이번에는 각 cuisine의 갯수의 분포를 알아보겠습니다.

pandas 의 pivot_table 함수를 사용해서 각 cuisne에 해당하는 row의 갯수를 확인해보겠습니다

cuisine_count=pd.pivot_table(df, index=["cuisine"], values=["id"], aggfunc='count')

실행결과

cuisine	count
brazilian	467
british	804
cajun_creole	1546
chinese	2673
filipino	755
greek	1175
indian	3003
irish	667
italian	7838
jamaican	526
japanese	1423
korean	830
mexican	6438
moroccan	821
russian	489
southern_us	4320
spanish	989
thai	1539
vietnamese	825

matplotlib 을 이용하여 시각화하여 나타내어보면 아래의 그래프와 같은 결과가 나옵니다.

df['cuisine'].value_counts().plot(kind= 'bar')

상위 3 종류의 cuisine 이 전체 39774 rows의 약 반 정도를 차지하고 있음을 알 수 있습니다.

Data Preprocessing

textcase를 일치시켜 줍니다.
정규식을 이용하여 특수문자를 모두 제거해줍니다.
숫자도 제거해줍니다
oz 등 재료 단위와 crushed/ground 등 의 단어도 제거해줍니다.
nltk package 를 이용하여 ingredient들을 모두 단어의 기본형으로 바꿔줍니다 (ex.tomatoes -> tomato)

def clean_recipe(recipe): # 소문자로 변환
    recipe = [ str.lower(i) for i in recipe ]

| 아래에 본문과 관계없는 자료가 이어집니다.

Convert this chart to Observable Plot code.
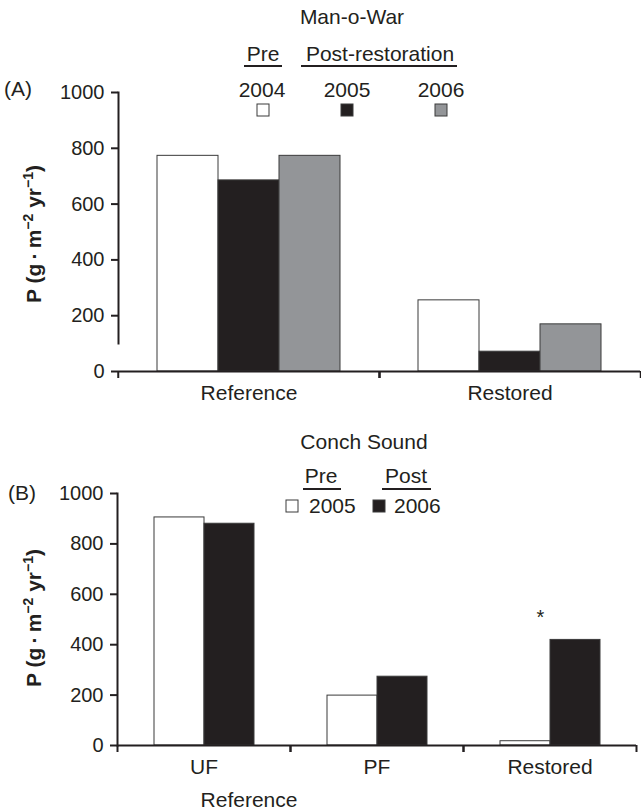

    def replacing(word): # 알파벳과 띄어쓰기 이외의 문자 모두 제거, crushed, crumbles, diced 등의 단어와 oz, lb와 같은 단위도 모두 제거
        word = re.sub("[^a-z A-Z]","", word)
        word =  re.sub(r'\|crushed|crumbles|ground|minced|powder|chopped|sliced|cut|oz|lb|diced|fried|boneless|skinless|','', word)
        return word

    recipe = [ replacing(i) for i in recipe ]

    # 숫자 제거
    recipe = [ i for i in recipe if not i.isdigit() ]

    # tomatoes -> tomato 와 같이 기본형으로 변환
    for i in recipe:
        buffer = ''    
        temp=i.split(' ')
        for k in temp:
            recipe = stemmer.lemmatize(k)
            buffer= buffer +' '+ recipe

        one_recipe.append(buffer)
    return one_recipe

프로세싱 후 df에 cleaned_ingredient라는 새로운 column에 결과를 넣어 확인하면 다음과 같은 결과를 얻을 수 있습니다.

cuisine	id	flatten_ingredients	cleaned_ingredients
irish	2238	eggs,citrus fruit,raisins,sourdough starter,flour,hot tea,sugar,ground nutmeg,salt,ground cinnamon,milk,butter	egg,citrus fruit,raisin,sourdough starter,flour,hot tea,sugar,nutmeg,salt,cinnamon,milk,butter
chinese	41882	boneless chicken skinless thigh,minced garlic,steamed white rice,baking powder,corn starch,dark soy sauce,kosher salt,peanuts,flour,scallions,Chinese rice vinegar,vodka,fresh ginger,egg whites,broccoli,toasted sesame seeds,sugar,store bought low sodium chicken stock,baking soda,Shaoxing wine,oil	chicken thigh,garlic,steamed white rice,baking,corn starch,dark soy sauce,kosher salt,peanut,flour,scallion,chinese rice vinegar,vodka,fresh ginger,egg white,broccoli,toasted sesame seed,sugar,store bought low sodium chicken stock,baking soda,shaoxing wine,oil
mexican	2362	green chile,jalapeno chilies,onions,ground black pepper,salt,chopped cilantro fresh,green bell pepper,garlic,white sugar,roma tomatoes,celery,dried oregano	green chile,jalapeno chilies,onion,black pepper,salt,cilantro fresh,green bell pepper,garlic,white sugar,rom tomato,celery,dried oregano

cleaned_ingredients 로 bag of word 를 생성하는 코드는 다음과 같습니다.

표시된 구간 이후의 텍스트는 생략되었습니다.